The Katrina disaster left many of New Orleans’s cultural institutions in ruins as well—museums, galleries, and churches, along with smaller venues like social clubs and corner juke joints, mainstays of the city’s world-renowned local music scene. Many such venues, including Black-owned local bars, never recovered or were forced to shut down and are now being taken over by white ownership.

This is a photograph of Club Desire—a famous music hall in the Upper Ninth Ward where rock ‘n’ roll pioneers Fats Domino and Dave Bartholomew performed—taken by photographer Julie Dermansky nearly 10 years after the hurricane. Rather than restore the damaged building as a historic landmark or community center, the city chose to tear it down. “The city was still working so hard on recovery, but public policy should have been in place to stabilize the building for the future,” said Patricia Gay in 2015, then executive director of Preservation Resource Center of New Orleans. “The area is totally desolate, but a plan anchored by the restoration of this building could have brought revitalization to the area.”

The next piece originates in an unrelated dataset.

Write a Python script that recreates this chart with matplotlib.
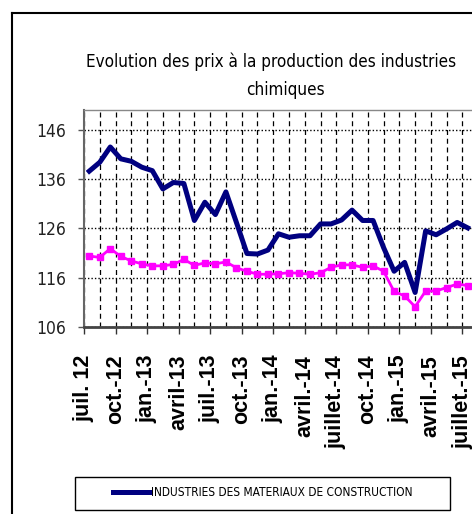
import matplotlib
matplotlib.use("Agg")
import matplotlib.pyplot as plt
from matplotlib import font_manager
from matplotlib.lines import Line2D
from matplotlib.patches import Rectangle
from matplotlib.ticker import FixedLocator

# monthly index, juil. 2012 -> juil. 2015
mois = list(range(37))
tick_labels = ["juil. 12", "oct.-12", "jan.-13", "avril-13", "juil.-13", "oct.-13",
               "jan.-14", "avril.-14", "juillet.-14", "oct.-14", "jan.-15",
               "avril.-15", "juillet.-15"]
materiaux = [137.6, 139.4, 142.5, 140.1, 139.6, 138.4, 137.7, 134.0, 135.3, 135.1,
             127.6, 131.3, 128.8, 133.4, 127.2, 120.9, 120.8, 121.6, 124.9, 124.2,
             124.5, 124.5, 126.9, 126.9, 127.7, 129.7, 127.6, 127.6, 122.1, 117.3,
             119.1, 113.0, 125.5, 124.7, 125.9, 127.2, 126.1]
chimie = [120.4, 120.1, 121.9, 120.3, 119.4, 118.8, 118.4, 118.4, 118.7, 119.7,
          118.5, 119.0, 118.8, 119.2, 118.0, 117.3, 116.7, 116.7, 116.8, 117.0,
          116.9, 116.7, 117.0, 118.1, 118.6, 118.6, 118.1, 118.4, 117.3, 113.2,
          112.3, 110.1, 113.3, 113.3, 114.0, 114.7, 114.4]
y_ticks = [106, 116, 126, 136, 146]

# the original uses a condensed face; take one if the system has it
fonts = font_manager.fontManager.ttflist
if any(f.name == "Liberation Sans Narrow" for f in fonts):
    narrow = dict(family="Liberation Sans Narrow")
elif any(f.name == "DejaVu Sans" and "ondensed" in str(f.stretch) for f in fonts):
    narrow = dict(family="DejaVu Sans", stretch="condensed")
else:
    narrow = dict(family="Liberation Sans")

W, H = 472, 514

fig = plt.figure(figsize=(W / 100, H / 100), dpi=100)
fig.patch.set_facecolor("white")

# outer chart frame (right/bottom edges are cropped in the original)
fig.add_artist(Line2D([12 / W, 12 / W], [0, 1 - 13 / H], color="black", lw=1.5))
fig.add_artist(Line2D([12 / W, 1], [1 - 13 / H, 1 - 13 / H], color="black", lw=1.5))

t1 = fig.text(271 / W, 1 - 67 / H, "Evolution des prix à la production des industries",
              ha="center", va="baseline", fontsize=16, **narrow)
t2 = fig.text(285 / W, 1 - 95 / H, "chimiques", ha="center", va="baseline",
              fontsize=16, **narrow)

ax = fig.add_axes([84 / W, 1 - 327 / H, (474 - 84) / W, (327 - 110) / H])
ax.plot(mois, chimie, color="#FF00FF", lw=2, marker="s", markersize=5,
        label="_nolegend_", zorder=3)
ax.plot(mois, materiaux, color="#000080", lw=3.6, solid_joinstyle="round",
        label="INDUSTRIES DES MATERIAUX DE CONSTRUCTION", zorder=4)

ax.set_xlim(-0.5, 36.6)
ax.set_ylim(106, 150)
ax.set_yticks(y_ticks)
ax.set_yticklabels([str(v) for v in y_ticks], fontsize=12.5, color="#222222", **narrow)

major_x = [-0.5 + 3 * i for i in range(13)]
ax.xaxis.set_major_locator(FixedLocator(major_x))
ax.xaxis.set_minor_locator(FixedLocator([1 + 3 * i for i in range(13)]))
ax.set_xticklabels(tick_labels, rotation=90, fontsize=15.5, fontweight="bold",
                   family=["Liberation Sans", "DejaVu Sans"], va="top", ha="center")
ax.tick_params(axis="x", which="major", length=5, width=1, color="#333333", pad=15)
ax.tick_params(axis="x", which="minor", length=0)
ax.tick_params(axis="y", length=4, width=1, color="#555555", pad=9)

ax.grid(axis="y", color="black", linestyle=(0, (1, 1.5)), lw=1)
ax.grid(axis="x", which="both", color="black", linestyle=(0, (4, 3)), lw=0.9)
ax.set_axisbelow(True)

ax.spines["right"].set_visible(False)
ax.spines["top"].set_color("#888888")
ax.spines["top"].set_linewidth(1)
ax.spines["left"].set_color("#666666")
ax.spines["left"].set_linewidth(1.5)
ax.spines["bottom"].set_color("#444444")
ax.spines["bottom"].set_linewidth(2)

# legend box
fig.add_artist(Rectangle((75 / W, 1 - 510 / H), (450 - 75) / W, (510 - 477) / H,
                         transform=fig.transFigure, fill=False, edgecolor="black", lw=1))
prop = font_manager.FontProperties(size=10, **narrow)
leg = fig.legend(loc="center", bbox_to_anchor=(263 / W, 1 - 493 / H), frameon=False,
                 handlelength=2.6, handletextpad=0.15, prop=prop)

# fit text widths to the original (title line ~371 px, legend text ~263 px)
fig.canvas.draw()
s = 371 / t1.get_window_extent().width
t1.set_fontsize(t1.get_fontsize() * s)
t2.set_fontsize(t2.get_fontsize() * s)
lt = leg.get_texts()[0]
lt.set_fontsize(lt.get_fontsize() * 263 / lt.get_window_extent().width)

fig.savefig("out.png", dpi=100)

A performance led by Shana Griffin and her daughter Zora with members of Gallery of the Streets, an art collective, takes place in front of a floodwall in the Lower Ninth Ward on Katrina’s 10th anniversary.

Mario Tama/Getty Images

On August 29, 2015, Gallery of the Streets, an art collective that aims “to engage everyday spaces as sites of resistance” against issues from environmental degradation to gentrification and anti-Black violence, launched “Ecohybridity: Love Song for NOLA,” a visual opera to mark Katrina’s 10th anniversary. Art director kai lumumba barrow says the project intends to explore Black geographies in respect to tragedy and community transformation: “From the slave castles to the plantations; fields to factories; refugee camps to tent cities; dormitories to cells; slums to suburbs; the corner to the boardroom—our response to displacement shapes our self-perception and affects the cultures of those around us. In this sense, we form new ecologies that are a hybridization of multiple influences and cultures. I call this elasticity ecohybridity.

After performing alongside a repaired floodwall in the Lower Ninth Ward, shown here in a photograph by Mario Tama, the group of about 15 Black feminists dressed in white joined a second line parade crossing over the Inner Harbor Navigation Canal. As they marched, they danced around a float of a small wooden house that stated, “Housing is a human right.”

Since 2005, the federal government has spent $14.5 billion on fortifying the city’s levees and floodwalls, ones the Army Corps says could potentially withstand a 100-year storm—a claim debated by some experts who are concerned that rising sea levels will require increased storm surge protections. Maintaining updated evacuation plans for New Orleans will also be crucial, since rebuilding has occurred in many of the most-at-risk areas for flooding, against the advice of the National Research Council, which formed post-Katrina to assess what went wrong and how to prevent it from happening again.

While activism, and the emergence of groups like Women of the Storm, in support of the city’s still-recovering communities continues to grow and while many New Orleanians feel safer behind stronger and taller levees, distrust and uncertainty linger—feelings that undoubtedly intensify each time a new hurricane swirls over the Gulf.